The reasons are varied, but they come down to two factors: anaemic revenue and strong spending. On the revenue side, tax receipts have consistently been revised downwards by the Treasury, as low nominal growth and falling commodity prices have punched a hole in company profits and ordinary wages. On the spending side, and despite all the spending cuts to health, education and welfare, the Coalition has not been particularly disciplined, committing to a massive spending splurge in defence. Government spending is actually higher in 2016, under the Coalition, than it was in 2013, under Labor.
The Coalition’s claim about Labor’s supposedly “uncosted” policies is particularly hypocritical. Just three years ago, Tony Abbott and Joe Hockey waited until 48 hours before the 2013 election to release the Coalition’s costings. This left no meaningful period for analysts and journalists to read and consider the costings – let alone ordinary voters.
The Coalition’s 2013 costings document was a risible eight pages. It was incomplete: costings for the National Broadband Network, the Direct Action climate policy and for border protection were either fudged or left out altogether. Perhaps that was just as well – after all, the Coalition went on to break most of its election promises within months anyway.

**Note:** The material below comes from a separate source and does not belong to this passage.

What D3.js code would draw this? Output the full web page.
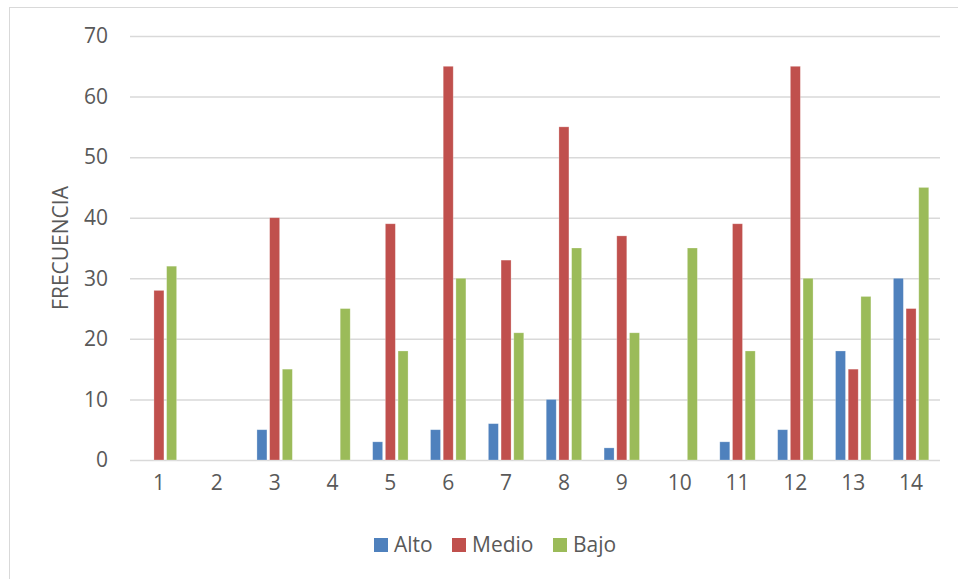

The next time you hear this government complain about Labor’s dodgy figures, remember their dishonesty three years ago.
In 2016, Labor under Bill Shorten and Chris Bowen has prepared one of the most detailed and thorough set of costed policies ever put forward by an opposition. That doesn’t mean we shouldn’t scrutinise Labor’s figures. Some of their promises, particularly around climate change, do look overly optimistic.
But if we are talking numbers, let’s listen to what they’re telling us. Labor’s figures are sounder than the Coalition’s.
In the meantime, perhaps it’s time we retired the cliche of the “black hole”. Such massive gravitational anomalies can distort the fabric of space, time … and the truth.